Sure, I made a hash out of the bagel bag, but that’s OK. Instead of punching in Google queries on my phone, I figured things out. I embraced the views. I chatted with my husband about New Mexico road trips. I lived life, however briefly, without a digital crutch.
My final thought: Just say no to notifications
I’m carrying some lessons from my no-internet day forward with me. I’ve become more ruthless about notifications. Sorry, Uber Eats, Target and Ring neighborhood alerts — you’re out. Weather, text messaging and calendar alerts are allowed to stay.
I’m working on being better about reaching for my phone for every little thing. Now that I’ve unlocked the full power of Focus Mode, I can put it into service. I can have my quiet moments on top of a mountain where the only alerts are the squirrels calling from the trees.

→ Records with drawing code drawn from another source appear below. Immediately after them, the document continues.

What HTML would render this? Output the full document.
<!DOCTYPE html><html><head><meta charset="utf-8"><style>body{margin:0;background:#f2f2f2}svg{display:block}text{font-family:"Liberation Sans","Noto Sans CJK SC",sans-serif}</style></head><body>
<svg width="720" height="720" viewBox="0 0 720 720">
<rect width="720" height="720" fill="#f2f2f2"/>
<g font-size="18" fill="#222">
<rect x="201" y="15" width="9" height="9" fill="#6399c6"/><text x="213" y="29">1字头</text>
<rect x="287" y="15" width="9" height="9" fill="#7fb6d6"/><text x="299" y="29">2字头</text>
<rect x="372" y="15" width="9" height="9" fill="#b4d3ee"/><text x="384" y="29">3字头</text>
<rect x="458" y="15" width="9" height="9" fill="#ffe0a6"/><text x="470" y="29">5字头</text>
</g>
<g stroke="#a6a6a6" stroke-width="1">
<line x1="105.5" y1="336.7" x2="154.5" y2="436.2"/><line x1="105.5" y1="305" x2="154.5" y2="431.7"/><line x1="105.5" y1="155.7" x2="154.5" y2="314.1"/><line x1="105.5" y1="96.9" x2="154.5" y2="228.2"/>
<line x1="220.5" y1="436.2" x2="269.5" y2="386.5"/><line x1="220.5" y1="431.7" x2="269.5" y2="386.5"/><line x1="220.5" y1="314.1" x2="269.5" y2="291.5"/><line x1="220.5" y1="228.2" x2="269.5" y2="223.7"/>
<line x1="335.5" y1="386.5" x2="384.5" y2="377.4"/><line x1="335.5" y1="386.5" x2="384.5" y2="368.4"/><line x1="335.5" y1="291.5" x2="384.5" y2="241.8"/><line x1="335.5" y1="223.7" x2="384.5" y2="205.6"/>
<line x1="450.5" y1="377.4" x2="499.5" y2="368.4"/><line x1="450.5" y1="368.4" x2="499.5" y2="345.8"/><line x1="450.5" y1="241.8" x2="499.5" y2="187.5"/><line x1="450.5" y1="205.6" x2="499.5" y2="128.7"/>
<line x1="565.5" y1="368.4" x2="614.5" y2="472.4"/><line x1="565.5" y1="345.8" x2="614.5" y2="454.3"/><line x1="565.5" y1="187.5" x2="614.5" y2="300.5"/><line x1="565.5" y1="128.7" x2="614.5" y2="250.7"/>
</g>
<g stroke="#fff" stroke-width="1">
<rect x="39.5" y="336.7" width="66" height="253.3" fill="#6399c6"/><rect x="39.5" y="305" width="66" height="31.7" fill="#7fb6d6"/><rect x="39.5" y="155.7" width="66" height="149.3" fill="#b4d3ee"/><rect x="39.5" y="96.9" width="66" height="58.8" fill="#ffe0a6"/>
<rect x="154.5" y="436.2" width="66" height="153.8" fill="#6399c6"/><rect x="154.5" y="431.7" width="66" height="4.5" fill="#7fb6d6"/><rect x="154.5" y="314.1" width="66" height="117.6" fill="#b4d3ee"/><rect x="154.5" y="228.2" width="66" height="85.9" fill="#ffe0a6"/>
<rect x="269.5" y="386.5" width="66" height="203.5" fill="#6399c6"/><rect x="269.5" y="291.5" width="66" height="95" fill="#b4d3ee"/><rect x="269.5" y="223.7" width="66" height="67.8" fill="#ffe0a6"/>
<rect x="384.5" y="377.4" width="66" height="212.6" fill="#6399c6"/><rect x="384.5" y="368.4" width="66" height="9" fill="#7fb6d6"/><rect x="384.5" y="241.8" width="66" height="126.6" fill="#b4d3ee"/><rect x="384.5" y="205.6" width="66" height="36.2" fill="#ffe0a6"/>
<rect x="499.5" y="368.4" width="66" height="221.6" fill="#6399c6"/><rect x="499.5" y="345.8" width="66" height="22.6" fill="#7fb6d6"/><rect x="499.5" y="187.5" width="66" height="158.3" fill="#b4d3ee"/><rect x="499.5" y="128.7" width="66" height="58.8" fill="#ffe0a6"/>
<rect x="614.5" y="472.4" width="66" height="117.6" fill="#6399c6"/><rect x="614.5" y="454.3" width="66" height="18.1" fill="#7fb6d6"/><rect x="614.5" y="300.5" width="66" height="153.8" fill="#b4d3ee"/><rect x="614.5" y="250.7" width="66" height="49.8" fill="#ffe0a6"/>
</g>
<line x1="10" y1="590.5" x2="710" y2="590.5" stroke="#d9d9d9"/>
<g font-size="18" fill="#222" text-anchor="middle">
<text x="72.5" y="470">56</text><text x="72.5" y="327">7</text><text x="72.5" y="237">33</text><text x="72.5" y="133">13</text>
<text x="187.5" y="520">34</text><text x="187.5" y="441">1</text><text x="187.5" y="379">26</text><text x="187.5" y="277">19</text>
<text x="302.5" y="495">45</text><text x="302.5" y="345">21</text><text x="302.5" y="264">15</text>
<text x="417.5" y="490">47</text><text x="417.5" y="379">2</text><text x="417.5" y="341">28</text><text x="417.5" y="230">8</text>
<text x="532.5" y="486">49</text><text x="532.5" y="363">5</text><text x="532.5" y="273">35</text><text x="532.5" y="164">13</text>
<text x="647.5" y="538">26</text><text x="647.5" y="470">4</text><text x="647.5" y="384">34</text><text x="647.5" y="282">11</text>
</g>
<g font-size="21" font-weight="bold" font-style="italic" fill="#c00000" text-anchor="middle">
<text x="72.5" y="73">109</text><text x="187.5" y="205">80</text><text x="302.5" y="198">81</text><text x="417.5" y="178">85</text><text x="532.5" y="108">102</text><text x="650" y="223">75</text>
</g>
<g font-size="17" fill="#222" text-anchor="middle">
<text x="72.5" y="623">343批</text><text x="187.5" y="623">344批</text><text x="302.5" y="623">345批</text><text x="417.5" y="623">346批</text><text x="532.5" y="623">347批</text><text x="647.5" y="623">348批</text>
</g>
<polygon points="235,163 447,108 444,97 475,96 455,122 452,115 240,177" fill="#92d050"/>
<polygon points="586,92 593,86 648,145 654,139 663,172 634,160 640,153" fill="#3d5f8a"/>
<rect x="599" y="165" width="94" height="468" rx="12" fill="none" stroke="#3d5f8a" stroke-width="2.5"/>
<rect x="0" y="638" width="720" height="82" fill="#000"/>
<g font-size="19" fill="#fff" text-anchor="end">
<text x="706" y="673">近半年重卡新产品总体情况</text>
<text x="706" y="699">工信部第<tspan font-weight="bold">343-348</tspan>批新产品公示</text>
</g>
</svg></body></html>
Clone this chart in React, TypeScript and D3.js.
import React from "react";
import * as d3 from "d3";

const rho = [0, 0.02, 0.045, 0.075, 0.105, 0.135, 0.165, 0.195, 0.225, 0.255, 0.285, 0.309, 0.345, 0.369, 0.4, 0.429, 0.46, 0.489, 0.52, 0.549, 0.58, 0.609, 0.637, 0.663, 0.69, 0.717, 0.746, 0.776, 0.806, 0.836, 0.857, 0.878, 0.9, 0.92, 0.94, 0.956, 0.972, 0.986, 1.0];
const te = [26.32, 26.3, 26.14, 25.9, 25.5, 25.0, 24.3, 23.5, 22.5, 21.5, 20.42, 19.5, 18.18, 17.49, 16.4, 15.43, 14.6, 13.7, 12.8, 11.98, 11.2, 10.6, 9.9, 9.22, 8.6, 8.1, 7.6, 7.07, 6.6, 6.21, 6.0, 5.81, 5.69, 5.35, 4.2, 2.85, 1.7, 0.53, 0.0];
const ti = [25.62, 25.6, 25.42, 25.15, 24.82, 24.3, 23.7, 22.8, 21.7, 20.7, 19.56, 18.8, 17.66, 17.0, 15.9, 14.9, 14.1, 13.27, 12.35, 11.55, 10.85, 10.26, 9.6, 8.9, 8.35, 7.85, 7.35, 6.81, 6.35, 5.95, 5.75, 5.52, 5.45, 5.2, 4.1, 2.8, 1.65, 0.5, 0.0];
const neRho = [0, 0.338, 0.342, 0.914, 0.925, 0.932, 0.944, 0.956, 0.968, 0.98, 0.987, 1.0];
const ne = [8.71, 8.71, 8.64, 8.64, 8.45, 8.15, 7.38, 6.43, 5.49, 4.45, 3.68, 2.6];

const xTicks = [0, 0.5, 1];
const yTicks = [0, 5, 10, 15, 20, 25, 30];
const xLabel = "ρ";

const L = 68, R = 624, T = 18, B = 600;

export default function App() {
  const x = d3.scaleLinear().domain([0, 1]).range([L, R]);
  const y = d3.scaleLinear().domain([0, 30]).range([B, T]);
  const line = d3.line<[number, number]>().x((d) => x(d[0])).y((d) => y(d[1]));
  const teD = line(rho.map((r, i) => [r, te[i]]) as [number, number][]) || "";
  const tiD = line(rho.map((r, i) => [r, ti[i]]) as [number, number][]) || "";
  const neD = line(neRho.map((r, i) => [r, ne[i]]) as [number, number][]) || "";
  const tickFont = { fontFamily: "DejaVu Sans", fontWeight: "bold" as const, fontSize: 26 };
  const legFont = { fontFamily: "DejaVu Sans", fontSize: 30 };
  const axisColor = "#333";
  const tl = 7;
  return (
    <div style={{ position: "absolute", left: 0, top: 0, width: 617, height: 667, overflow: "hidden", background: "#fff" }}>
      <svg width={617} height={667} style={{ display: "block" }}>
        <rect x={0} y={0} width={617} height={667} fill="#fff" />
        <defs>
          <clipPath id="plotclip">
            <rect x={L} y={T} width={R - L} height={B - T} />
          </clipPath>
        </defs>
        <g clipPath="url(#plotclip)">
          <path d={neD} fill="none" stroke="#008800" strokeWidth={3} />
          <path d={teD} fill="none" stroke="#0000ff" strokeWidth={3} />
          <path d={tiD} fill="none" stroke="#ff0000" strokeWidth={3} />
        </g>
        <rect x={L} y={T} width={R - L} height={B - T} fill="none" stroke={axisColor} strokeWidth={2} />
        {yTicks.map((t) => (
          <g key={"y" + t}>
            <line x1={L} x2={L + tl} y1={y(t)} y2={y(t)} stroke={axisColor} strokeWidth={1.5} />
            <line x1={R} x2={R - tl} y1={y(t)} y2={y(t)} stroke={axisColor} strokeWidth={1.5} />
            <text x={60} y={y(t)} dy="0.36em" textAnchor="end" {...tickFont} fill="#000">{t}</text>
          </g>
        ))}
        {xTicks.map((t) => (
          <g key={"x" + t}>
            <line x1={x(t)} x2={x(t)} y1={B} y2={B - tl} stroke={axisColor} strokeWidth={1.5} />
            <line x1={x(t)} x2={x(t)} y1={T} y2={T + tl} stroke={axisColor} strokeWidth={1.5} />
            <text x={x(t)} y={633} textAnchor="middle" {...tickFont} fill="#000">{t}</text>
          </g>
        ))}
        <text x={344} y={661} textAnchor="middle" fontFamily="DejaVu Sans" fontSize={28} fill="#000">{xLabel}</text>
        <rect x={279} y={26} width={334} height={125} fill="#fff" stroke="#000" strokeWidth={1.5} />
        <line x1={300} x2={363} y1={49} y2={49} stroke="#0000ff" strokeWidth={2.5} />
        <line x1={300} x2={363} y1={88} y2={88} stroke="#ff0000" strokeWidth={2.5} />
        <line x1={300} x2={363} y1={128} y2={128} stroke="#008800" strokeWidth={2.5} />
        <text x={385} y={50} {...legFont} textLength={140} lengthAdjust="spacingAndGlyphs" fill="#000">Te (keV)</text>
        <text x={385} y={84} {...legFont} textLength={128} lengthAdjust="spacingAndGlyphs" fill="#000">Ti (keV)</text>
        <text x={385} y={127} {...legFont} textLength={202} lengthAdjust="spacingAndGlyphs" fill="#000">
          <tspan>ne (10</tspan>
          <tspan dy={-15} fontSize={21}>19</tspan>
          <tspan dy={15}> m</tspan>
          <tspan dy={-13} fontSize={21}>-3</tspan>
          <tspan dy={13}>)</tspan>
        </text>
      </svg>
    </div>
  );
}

I’ve already developed a sense of nostalgia for my internet-free day. It’s a rosy memory of fun times in the car listening to the classic rock station on the radio, not knowing if we would find our destination, not worrying that it even mattered.
The internet could have smoothed our path and made our day more efficient. But I didn’t miss out on anything. We navigated. We entertained ourselves. The world didn’t end because I didn’t answer an email on Saturday. I even forgot about doing Wordle.
I still love a lot of what the internet can do for me. I just don’t need it sitting on my shoulder every waking moment, endlessly whispering in my ear.